1972 film by Wim Umboh

Perkawinan is a 1972 Indonesian drama film directed by Wim Umboh. The film won nine awards at the Indonesian Film Festival in 1973.

== Awards ==

| Venue | Year | Category | Recipient | Result |
| Indonesian Film Festival | 1973 | Best Feature Film |  | Won |
| Best Directing | Wim Umboh | Won |
| Best Camera | Lukman Hakim Nain | Won |
| Best Music | Idris Sardi | Won |
| Best Sound | Suparman Sidik | Won |
| Best Art Direction | Gaby Mambo | Won |
| Best Screenplay | Narto Erawan Dalimarta, Wim Umboh | Won |
| Best Editing | Wim Umboh, K Uraoka | Won |
| Second Leading Man | Sophan Sophiaan | Won |
| Indonesian Journalists Association's Best Actor/Actress Awards | 1973 | Best Actor | Kusno Sudjarwadi | Won |
| Best Actress | Widyawati | Won |

== Synopsis ==
Mr.

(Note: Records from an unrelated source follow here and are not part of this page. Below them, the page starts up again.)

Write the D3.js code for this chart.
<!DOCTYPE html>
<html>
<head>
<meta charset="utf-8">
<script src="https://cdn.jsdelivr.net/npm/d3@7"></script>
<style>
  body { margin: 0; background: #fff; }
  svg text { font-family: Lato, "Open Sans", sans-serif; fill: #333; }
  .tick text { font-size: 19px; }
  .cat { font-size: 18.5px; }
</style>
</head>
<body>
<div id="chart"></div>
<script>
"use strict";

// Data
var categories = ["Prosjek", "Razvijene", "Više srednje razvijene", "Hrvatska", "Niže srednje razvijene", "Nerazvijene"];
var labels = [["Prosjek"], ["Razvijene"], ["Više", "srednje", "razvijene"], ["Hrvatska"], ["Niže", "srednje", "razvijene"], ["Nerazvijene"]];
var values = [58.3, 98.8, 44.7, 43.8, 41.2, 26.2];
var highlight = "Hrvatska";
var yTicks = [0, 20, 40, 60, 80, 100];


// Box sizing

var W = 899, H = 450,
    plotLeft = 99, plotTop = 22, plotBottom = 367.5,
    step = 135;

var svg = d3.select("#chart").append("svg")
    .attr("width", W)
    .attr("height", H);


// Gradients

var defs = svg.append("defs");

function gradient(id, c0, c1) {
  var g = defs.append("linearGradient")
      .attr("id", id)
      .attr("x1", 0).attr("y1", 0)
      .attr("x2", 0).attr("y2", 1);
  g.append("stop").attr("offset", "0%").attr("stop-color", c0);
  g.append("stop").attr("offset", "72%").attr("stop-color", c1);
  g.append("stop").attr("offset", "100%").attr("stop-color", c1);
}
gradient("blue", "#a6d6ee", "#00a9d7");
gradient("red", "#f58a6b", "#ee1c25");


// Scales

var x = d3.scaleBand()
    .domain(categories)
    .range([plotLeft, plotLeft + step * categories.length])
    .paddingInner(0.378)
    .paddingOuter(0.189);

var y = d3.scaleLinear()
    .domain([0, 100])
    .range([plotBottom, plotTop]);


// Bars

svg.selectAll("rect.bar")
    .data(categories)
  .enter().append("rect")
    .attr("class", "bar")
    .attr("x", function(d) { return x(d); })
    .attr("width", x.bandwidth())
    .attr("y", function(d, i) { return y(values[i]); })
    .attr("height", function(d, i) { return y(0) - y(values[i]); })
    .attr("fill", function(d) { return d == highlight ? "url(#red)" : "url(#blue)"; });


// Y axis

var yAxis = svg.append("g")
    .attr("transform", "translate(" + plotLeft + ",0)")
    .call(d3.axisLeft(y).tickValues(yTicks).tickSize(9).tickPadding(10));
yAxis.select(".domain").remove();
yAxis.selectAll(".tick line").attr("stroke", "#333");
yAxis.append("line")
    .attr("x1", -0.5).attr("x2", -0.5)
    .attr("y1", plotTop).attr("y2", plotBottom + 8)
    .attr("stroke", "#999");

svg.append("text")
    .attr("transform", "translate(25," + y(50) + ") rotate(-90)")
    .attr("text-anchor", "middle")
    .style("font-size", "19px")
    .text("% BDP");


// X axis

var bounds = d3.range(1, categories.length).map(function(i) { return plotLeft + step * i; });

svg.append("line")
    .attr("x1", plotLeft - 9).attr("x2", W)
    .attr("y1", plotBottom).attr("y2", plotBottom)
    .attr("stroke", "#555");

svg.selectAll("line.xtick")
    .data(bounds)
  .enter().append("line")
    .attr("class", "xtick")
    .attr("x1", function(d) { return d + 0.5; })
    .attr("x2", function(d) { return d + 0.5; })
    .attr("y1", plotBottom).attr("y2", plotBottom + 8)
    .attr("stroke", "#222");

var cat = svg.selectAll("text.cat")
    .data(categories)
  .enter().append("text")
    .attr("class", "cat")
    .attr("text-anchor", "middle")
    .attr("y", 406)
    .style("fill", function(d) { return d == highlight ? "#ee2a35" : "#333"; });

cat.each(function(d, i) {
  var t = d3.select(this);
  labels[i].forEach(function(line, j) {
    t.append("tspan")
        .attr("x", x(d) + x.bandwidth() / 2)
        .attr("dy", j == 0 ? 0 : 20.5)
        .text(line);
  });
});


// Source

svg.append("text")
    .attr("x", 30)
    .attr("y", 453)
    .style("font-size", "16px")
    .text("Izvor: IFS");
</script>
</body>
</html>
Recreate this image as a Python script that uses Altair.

Tok (Sophan Sophiaan) is the son of a wealthy nobleman who is studying in the Netherlands and meets Inge (Widyawati), an employee at the Nitour travel agency. After they get married, they are unable to have a child due to Mr. Tok's illness. After returning to Indonesia, this couple is disliked by Mr. Tok's parents, who have arranged his marriage with another girl. Fortunately, the girl already has a girlfriend, so the forced marriage is not carried out. Mr. Tok then returns to Europe to cure his illness. During that time, Inge is thrown out by her in-laws because she is found pregnant and is considered to be having an affair. When Mr. Tok returns and does not find his wife, he blames his parents, because the baby is actually his child. In the snow, Mr. Tok meets Inge again, just like at the beginning of their meeting, this time witnessed by Mr. Tok's parents.